A 10 de Outubro próximo, o canal de televisão por cabo Fox Life vai estrear em Portugal a mini-série em cinco episódios "Mildred Pierce", uma adaptação do romance homónimo de James M. Cain ("O Carteiro Toca sempre Duas Vezes", "Pagos a Dobrar") publicado em 1941, nos EUA. Quer pela actriz que terá o papel principal, Kate Winslet, quer pela sua forma de distribuição, a série parece ter público garantido.
Não será assim com a longa-metragem de 1945 que se estreou entre nós a 2 de Dezembro de 1946 com o título "Alma em Suplício", agora apenas disponível em DVD ou em exibições aleatórias em canais de reposição de “filmes antigos”. É, por isso, momento de recordar esse filme.
Como a partir do mesmo material literário é possível construir um grande número de leituras audiovisuais distintas, já que todos os intervenientes são factores de alteração do original por via de reduções, acrescentos, interpretações e representações individuais, é muito interessante observar como, apesar dos limites a que estavam sujeitos os filmes norte-americanos sob o Código Hays (1930-1956), os canais de comunicação com o público eram sucessivamente explorados no sentido de se conseguir uma representação explícita do que se pretendia sem o recurso a imagens ou a comentários tão óbvios como impossíveis de exibir.
Nesse exercício, ganhou-se, nos melhores casos, em novidade expressiva, em qualidade artística, em lições de ser mais eficaz mostrando menos.
Filme negro
"Alma em Suplício", a que não faltam elementos de filme negro, narra, em retrospectiva, a tentativa de resposta a duas grandes interrogações: será possível a uma mulher separada, com duas filhas, alcançar a auto-suficiência financeira em época particularmente dura, quer pela falta de oportunidades, quer pelo preconceito da sua condição?

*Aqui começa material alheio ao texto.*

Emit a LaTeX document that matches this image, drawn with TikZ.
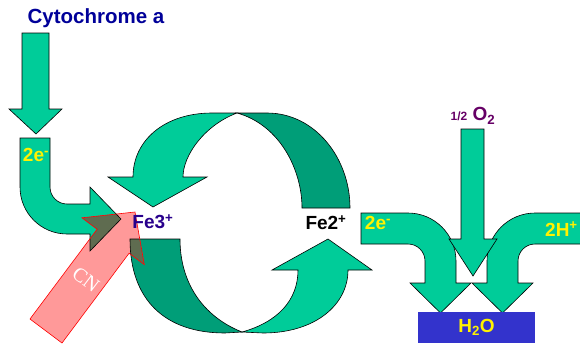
\documentclass[tikz,border=0pt]{standalone}
\usepackage{fontspec}
\setmainfont{Liberation Serif}
\setsansfont{Liberation Sans}
\usepackage{tikz}

\definecolor{cyto}{RGB}{0,204,153}
\definecolor{cytodark}{RGB}{0,158,120}
\definecolor{cnpink}{RGB}{255,153,153}
\definecolor{cnover}{RGB}{95,108,80}
\definecolor{titleblue}{RGB}{0,0,153}
\definecolor{fepurple}{RGB}{40,0,140}
\definecolor{oxpurple}{RGB}{102,0,102}
\definecolor{waterblue}{RGB}{51,51,204}

% outlines that are used twice (once plain, once for the CN overlap)
\newcommand{\leftbend}{(20,138) -- (50,138) -- (50,187) .. controls (50,196.4) and (57.6,204) .. (67,204)
  -- (90,204) -- (90,187) -- (121,219) -- (90,251) -- (90,234) -- (67,234)
  .. controls (41,234) and (20,213) .. (20,187) -- cycle}
\newcommand{\lowback}{(130,239) -- (180,239) .. controls (180,282) and (202,316) .. (242,332)
  -- (225,333) .. controls (165,333) and (130,300) .. (130,239) -- cycle}
\newcommand{\cnarrow}{(30,319) -- (97.1,229.2) -- (81.9,217.8) -- (135,212)
  -- (144.3,264.6) -- (129.1,253.2) -- (62,343) -- cycle}

\tikzset{
  blockarrow/.style={fill=cyto, draw=black, line width=0.6pt},
  backarrow/.style={fill=cytodark, draw=black, line width=0.6pt},
  lbl/.style={font=\sffamily\bfseries\fontsize{19}{22}\selectfont, inner sep=0pt},
}

\begin{document}
\begin{tikzpicture}[x=1pt, y=-1pt]
\useasboundingbox (0,0) rectangle (580,343);

% electrons coming in from cytochrome a
\node[lbl, text=titleblue, font=\sffamily\bfseries\fontsize{20.5}{24}\selectfont] (cyta) at (96,18) {Cytochrome a};
\path[blockarrow] (22,33) -- (49,33) -- (49,109) -- (62,109) -- (36,134) -- (9,109) -- (22,109) -- cycle;
\path[blockarrow] \leftbend;

% the Fe3+/Fe2+ cycle
\path[backarrow] (237,113) -- (267,113) .. controls (315,113) and (350,158) .. (350,208)
  -- (302,208) .. controls (302,170) and (280,125) .. (237,113) -- cycle;
\path[blockarrow] (108,177) -- (153,207) -- (207,177) -- (183,177)
  .. controls (183,155) and (205,125) .. (237,113) -- (212,113)
  .. controls (165,113) and (133,140) .. (133,177) -- cycle;
\path[backarrow] \lowback;
\path[blockarrow] (242,332) -- (263,333) .. controls (315,333) and (348,305) .. (348,270)
  -- (372,270) -- (328,239) -- (272,270) -- (298,270)
  .. controls (298,300) and (278,322) .. (242,332) -- cycle;

% water formation
\path[blockarrow] (361,213) -- (408,213) .. controls (434.5,213) and (456,234.5) .. (456,261)
  -- (456,283) -- (471,283) -- (440.5,313) -- (410,283) -- (425,283) -- (425,261)
  .. controls (425,251.6) and (417.4,244) .. (408,244) -- (361,244) -- cycle;
\path[blockarrow] (600,213) -- (535,213) .. controls (508.5,213) and (487,234.5) .. (487,261)
  -- (487,283) -- (472,283) -- (502.5,313) -- (533,283) -- (518,283) -- (518,261)
  .. controls (518,251.6) and (525.6,244) .. (535,244) -- (600,244) -- cycle;
\path[blockarrow] (461,129) -- (484,129) -- (484,239) -- (497,239) -- (473,276) -- (449,239) -- (461,239) -- cycle;
\node[fill=waterblue, minimum width=117pt, minimum height=31pt, inner sep=0pt] (water) at (476.5,327.5) {};

% cyanide blocking
\fill[cnpink] \cnarrow;
\begin{scope}
  \clip \cnarrow;
  \path[fill=cnover, draw=black, line width=0.6pt] \leftbend;
  \path[fill=cnover, draw=black, line width=0.6pt] \lowback;
\end{scope}
\draw[red, line width=0.6pt] \cnarrow;
\node[text=white, font=\rmfamily\fontsize{20}{24}\selectfont, rotate=-37, inner sep=0pt] (cn) at (86,280) {CN};

% labels
\node[lbl, text=yellow] (eleft) at (36,155) {2e\textsuperscript{-}};
\node[lbl, text=fepurple] (fe3) at (153,222) {Fe3\textsuperscript{+}};
\node[lbl, text=black] (fe2) at (326,223) {Fe2\textsuperscript{+}};
\node[lbl, text=yellow] (eright) at (378,223) {2e\textsuperscript{-}};
\node[lbl, text=yellow, anchor=west] (protons) at (545,229) {2H\textsuperscript{+}};
\node[lbl, text=oxpurple] (oxygen) at (473,116) {{\fontsize{12}{14}\selectfont 1/2} O\textsubscript{2}};
\node[lbl, text=yellow] (h2o) at (water) {H\textsubscript{2}O};
\end{tikzpicture}
\end{document}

Será possível uma mãe compensar as suas duras privações de infância pela satisfação de manter uma filha num estado de abundância artificial? O espectador acrescentará uma terceira: qual o preço a pagar?
No papel principal, a inexpressividade característica da actriz Joan Crawford ("Johnny Guitar"), que poderia ter comprometido a empatia do público, é incorporada com verosimilhança numa personagem frenética, movida pela ambição, mas demasiado ciente das agruras da sobrevivência, resultando numa das suas melhores interpretações.
A apoiá-la, conta com Jack Carson, Zachary Scott, Ann Blyth e, especialmente, Eve Arden, construindo um daqueles conjuntos importantes para o sucesso de um filme.
Destacam-se ainda a realização de Michael Curtiz ("Casablanca", "Anjos de Cara Negra)", a fotografia de Ernest Haller ("E Tudo o Vento Levou", "Fúria de Viver"), a música de Max Steiner ("Casablanca", "E Tudo o Vento Levou") e a direcção artística de Anton Grot ("Gavião dos Mares", "The Life of Emile Zola"). Espero que sirva de amostra de uma arte que valha a pena descobrir, apreciar e preservar.